Mets' apparent disinterest caught Pumphrey looking


June 05, 1994|By PAT O'MALLEY

When the New York Mets made Old Mill's Ken Pumphrey their fourth-round draft pick in Thursday's amateur baseball draft, the 6-foot-5 right-hander became the third-highest player drafted in June in county history.

Drafted later were catcher Rich Spiegel of Northeast High and Anne Arundel Community College, Glen Burnie High left-hander Keith Volkman and Broadneck right-hander Sean Ryan.

Volkman, who did not have a great senior year but has good potential, was chosen on the 25th round by the Chicago Cubs. Ryan, a 6-foot-7 pitcher who went 8-3 this season, was selected in the 31st round by the Texas Rangers.

Spiegel, an All-Metro catcher in 1992, hit seven homers and drove in 38 runs for AACC this spring and was chosen Friday on the 22nd round by the Atlanta Braves.

"I'm very excited, so is everybody around here," said Spiegel, referring to his aunt and uncle, Dot and Bill Hornberger, with whom he has lived since high school. "It's been a long, hard road."

Braves regional scout Alex Smith was expected to talk business with Spiegel on Friday evening.

Mets supervisor Rob Coons plans to talk finances with Pumphrey this weekend. If Pumphrey doesn't sign, he says he may attend UMBC where he has given the Retrievers a verbal commitment.

Pumphrey, who consistently throws in the high 80s, ranks as a draft pick behind Jim Spencer of Andover High and Joe Andrezjewski of Chesapeake. Spencer, a first baseman who played 14 years in the majors, was the No. 1 pick of the California Angels in 1965.

Andrezjewski, a hard-throwing right-hander, was the Milwaukee Brewers' third-round pick in 1988. He later was released by Milwaukee, signed with the Orioles in 1993 and was released again.

Currently, Andrezjewski is doing missionary work in Europe but still thinking about professional baseball.

The June draft always has been the biggest, but at one time there was also a draft in January. It was limited to players previously drafted and eligible again, but no high school players were eligible.

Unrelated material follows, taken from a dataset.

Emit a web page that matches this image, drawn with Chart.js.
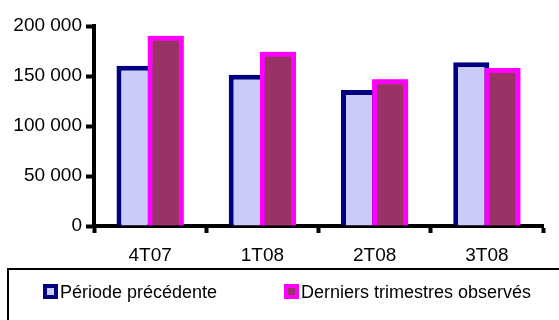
<!DOCTYPE html>
<html>
<head>
<meta charset="utf-8">
<script src="https://cdn.jsdelivr.net/npm/chart.js@4"></script>
<style>
  html, body { margin: 0; padding: 0; background: #ffffff; }
  canvas { display: block; }
</style>
</head>
<body>
<canvas id="chart" width="559" height="320"></canvas>
<script>
// Quarters shown on the horizontal axis
const quarters = ['4T07', '1T08', '2T08', '3T08'];
// Values for the previous period and the last observed quarters
const previousPeriod = [160300, 151300, 136000, 163700];
const lastQuarters = [190300, 174300, 146700, 158000];
// Vertical axis ticks
const yTicks = [0, 50000, 100000, 150000, 200000];

const seriesNames = ['Période précédente', 'Derniers trimestres observés'];

const FAMILY = '"Liberation Sans", Arial, sans-serif';
const TICK_FONT = { family: FAMILY, size: 19 };
const LEGEND_FONT_SIZE = 18;

function formatThousands(v) {
  return String(v).replace(/\B(?=(\d{3})+(?!\d))/g, ' ');
}

// Chart.js paints the first dataset last; paint the second series again
// so its bars sit over the right edge of the first series' bars.
const secondSeriesOnTop = {
  id: 'secondSeriesOnTop',
  afterDatasetsDraw(chart) {
    const meta = chart.getDatasetMeta(1);
    if (meta && meta.visible) meta.controller.draw();
  }
};

// Framed legend below the plot, with square swatches
const boxedLegend = {
  id: 'boxedLegend',
  afterDraw(chart) {
    const ctx = chart.ctx;
    ctx.save();
    ctx.strokeStyle = '#000000';
    ctx.lineWidth = 2;
    ctx.strokeRect(8, 269, 600, 100);

    const itemX = [43, 284];
    const top = 284;
    const size = 15;
    const bw = 4;
    chart.data.datasets.forEach((ds, i) => {
      const x = itemX[i];
      ctx.fillStyle = ds.borderColor;
      ctx.fillRect(x, top, size, size);
      ctx.fillStyle = ds.backgroundColor;
      ctx.fillRect(x + bw, top + bw, size - 2 * bw, size - 2 * bw);
      ctx.fillStyle = '#000000';
      ctx.font = LEGEND_FONT_SIZE + 'px ' + FAMILY;
      ctx.textBaseline = 'alphabetic';
      ctx.textAlign = 'left';
      ctx.fillText(ds.label, x + size + 2, top + 14);
    });
    ctx.restore();
  }
};

new Chart(document.getElementById('chart'), {
  type: 'bar',
  data: {
    labels: quarters,
    datasets: [
      {
        label: seriesNames[0],
        data: previousPeriod,
        backgroundColor: '#cbcbf9',
        borderColor: '#000080',
        borderWidth: 5,
        borderSkipped: 'start'
      },
      {
        label: seriesNames[1],
        data: lastQuarters,
        backgroundColor: '#993366',
        borderColor: '#ff00ff',
        borderWidth: 5,
        borderSkipped: 'start'
      }
    ]
  },
  options: {
    responsive: false,
    devicePixelRatio: 1,
    animation: false,
    // the second bar of each pair overlaps the right edge of the first
    categoryPercentage: 0.555,
    barPercentage: 1.16,
    layout: { padding: { left: 0, right: 16, top: 26, bottom: 54 } },
    plugins: {
      legend: { display: false },
      tooltip: { enabled: false }
    },
    scales: {
      x: {
        offset: true,
        grid: {
          offset: true,
          drawOnChartArea: false,
          drawTicks: true,
          tickLength: 7,
          tickWidth: 4,
          tickColor: '#000000'
        },
        border: { display: true, width: 4, color: '#000000' },
        ticks: { color: '#000000', font: TICK_FONT, padding: 11 },
        afterFit(scale) { scale.height = 40; }
      },
      y: {
        min: yTicks[0],
        max: yTicks[yTicks.length - 1],
        afterBuildTicks(scale) {
          scale.ticks = yTicks.map(v => ({ value: v }));
        },
        grid: {
          drawOnChartArea: false,
          drawTicks: true,
          tickLength: 8,
          tickWidth: 4,
          tickColor: '#000000'
        },
        border: { display: true, width: 4, color: '#000000' },
        ticks: {
          color: '#000000',
          font: TICK_FONT,
          padding: 4,
          callback: v => formatThousands(v)
        },
        afterFit(scale) { scale.width = 94; }
      }
    }
  },
  plugins: [secondSeriesOnTop, boxedLegend]
});
</script>
</body>
</html>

Brooklyn Park's George Kazmarek, who played first base at Mount St. Joseph, was the Mets' first pick in January 1968 after dropping out of the University of Maryland to be drafted. Kazmarek, a power hitter, was the second pick in the nation.

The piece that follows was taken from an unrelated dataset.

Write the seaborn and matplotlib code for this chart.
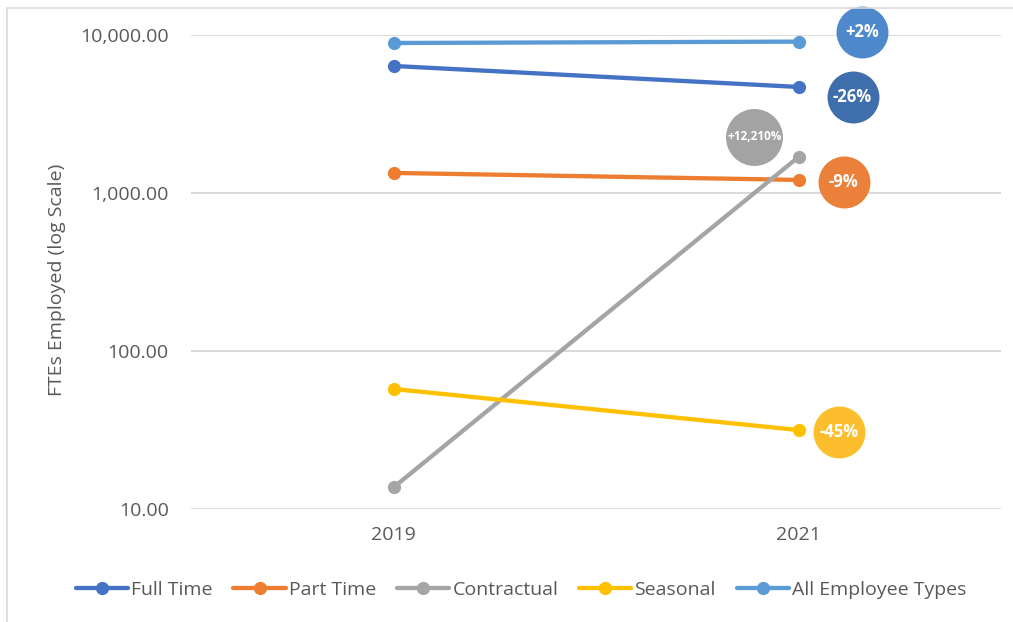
import numpy as np
import pandas as pd
import matplotlib
matplotlib.use("Agg")
import matplotlib.pyplot as plt
from matplotlib.transforms import offset_copy
from matplotlib.ticker import NullLocator, FixedLocator, FixedFormatter
from matplotlib.patches import Rectangle
import seaborn as sns

# ---- data ----
years = ["2019", "2021"]
series_names = ["Full Time", "Part Time", "Contractual", "Seasonal", "All Employee Types"]
full_time = [6370, 4690]
part_time = [1340, 1210]
contractual = [13.7, 1690]
seasonal = [57.5, 31.6]
all_types = [8900, 9080]
change_labels = ["-26%", "-9%", "+12,210%", "-45%", "+2%"]
y_ticks = [10, 100, 1000, 10000]

# ---- style ----
line_colors = ["#4472C4", "#ED7D31", "#A5A5A5", "#FFC000", "#5B9BD5"]
bubble_colors = ["#3F6EAD", "#EB803A", "#A3A3A3", "#FDBE2D", "#4E89CC"]
# bubble centre offsets (points) from the 2021 point, and bubble diameter (points)
bubble_offsets = [(38.9, -7.2), (32.4, -1.4), (-31.7, 14.4), (29.5, -1.4), (46.0, 7.2)]
bubble_sizes = [37.4, 37.4, 41.0, 37.4, 37.4]
bubble_font = [12, 12, 8.5, 12, 12]

sns.set_theme(style="white")
plt.rcParams["font.family"] = ["Open Sans", "DejaVu Sans"]

values = [full_time, part_time, contractual, seasonal, all_types]
df = pd.DataFrame(
    [(y, v, n) for n, vals in zip(series_names, values) for y, v in zip(years, vals)],
    columns=["Year", "FTEs", "Type"],
)

W, H = 1013, 622
fig = plt.figure(figsize=(W / 100, H / 100), dpi=100)
fig.patch.set_facecolor("white")
ax = fig.add_axes([191 / W, 1 - 509 / H, (1001 - 191) / W, (509 - 35) / H])

sns.lineplot(
    data=df, x="Year", y="FTEs", hue="Type", hue_order=series_names,
    palette=dict(zip(series_names, line_colors)), marker="o", markersize=9.5,
    markeredgewidth=0, linewidth=3.1, ax=ax, sort=False,
)

ax.set_yscale("log")
ax.set_ylim(10, 10000)
ax.set_xlim(-0.5, len(years) - 0.5)
ax.yaxis.set_major_locator(FixedLocator(y_ticks))
ax.yaxis.set_major_formatter(FixedFormatter([f"{t:,.2f}" for t in y_ticks]))
ax.yaxis.set_minor_locator(NullLocator())
ax.grid(axis="y", color="#D9D9D9", linewidth=1.4)
ax.grid(axis="x", visible=False)
ax.set_axisbelow(True)
for s in ax.spines.values():
    s.set_visible(False)
ax.tick_params(axis="y", length=0, labelsize=14, colors="#595959", pad=16)
ax.tick_params(axis="x", length=0, labelsize=14, colors="#595959", pad=12)
ax.set_xlabel("")
ax.set_ylabel("")
fig.text(57 / W, 1 - 280 / H, "FTEs Employed (log Scale)", rotation=90,
         ha="center", va="center", fontsize=14, color="#595959")

# legend
handles, labels = ax.get_legend_handles_labels()
if ax.get_legend() is not None:
    ax.get_legend().remove()
leg = fig.legend(handles, labels, loc="center", bbox_to_anchor=(521 / W, 1 - 590 / H),
                 ncol=5, frameon=False, fontsize=14, handlelength=2.7,
                 handletextpad=0.15, columnspacing=1.07)
for t in leg.get_texts():
    t.set_color("#595959")

# change bubbles at the last year
xi = len(years) - 1
for vals, lab, bc, (dx, dy), sz, fs in zip(values, change_labels, bubble_colors,
                                           bubble_offsets, bubble_sizes, bubble_font):
    tr = offset_copy(ax.transData, fig=fig, x=dx, y=dy, units="points")
    ax.plot([xi], [vals[-1]], "o", ms=sz, color=bc, markeredgewidth=0,
            transform=tr, clip_on=False, zorder=6)
    ax.annotate(lab, xy=(xi, vals[-1]), xytext=(dx, dy), textcoords="offset points",
                ha="center", va="center", color="white", fontweight="bold",
                fontsize=fs, zorder=7, annotation_clip=False)

# outer frame (partially cropped in the reference)
fig.patches.append(Rectangle((7 / W, -0.1), 1.2, 1 - 8 / H + 0.1, transform=fig.transFigure,
                             fill=False, edgecolor="#D9D9D9", linewidth=1.2, zorder=0))

fig.savefig("out.png", dpi=100, facecolor="white")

Right-handed pitcher David Grier of Severna Park was Oakland's No. 1 pick in January 1978 and was chosen No. 1 again by Cleveland in the secondary phase (players previously drafted) in June 1978.

Neither Kazmarek nor Grier made it to the majors.

Pumphrey is in a select class and expects to discuss signing with the Mets this week.

"I'm going to wait for their offer and make a decision, but I'm in no rush to play pro baseball," said Pumphrey, an All-County pitcher who was 7-2 with 85 strikeouts in 51 1/3 innings for the Patriots this spring.

"Baseball is something I've always wanted to do down the line, but you can't do that forever. I need to get an education for what I will do the rest of my life."

Pumphrey was surprised that the Mets selected him.

"They didn't seem like they were that interested in me," said Pumphrey, who was ranked No. 77 in Baseball America's Top 100 Prospects for the pro draft.

"The Mets only talked to my dad [Mel] once this season and I really thought that either San Diego or Houston would draft me."

The Mets see a lot of potential in Pumphrey because of his velocity, size, loose body and arm speed. The Mets see him getting better and made him their second drafted pitcher behind 6-foot-5 right-hander Paul Wilson, the No. 1 pick in the nation.

Wilson is a 21-year-old from Florida State University currently pitching in the College World Series. He has been clocked at 95 mph.

It really says something about Pumphrey's potential that the Mets, who had the No. 1 pick each round, chose him as the 85th player overall.

Two former teammates of Pumphrey with Gunther's Little Orioles last year also were drafted: Northern (Calvert County) left-handed pitcher Kasey Richardson (16th round, Minnesota) and outfielder David Crutchfield (11th round, Chicago Cubs) of Richard Montgomery High in Rockville.

Senior all-stars

The third annual Friends of Joe Cannon High School Senior Baseball All-Star Game will be played at noon today at Cannon Stadium in Harmans.

Behind the mike to introduce the players (at least one player each from the 13 county baseball-playing high schools) will be Bill McCafferty of Pasadena.

McCafferty's work at the state finals last weekend was lauded by many after the fiasco that occurred in the semifinals. Two local announcers staged a "homer job" that drew criticism from many.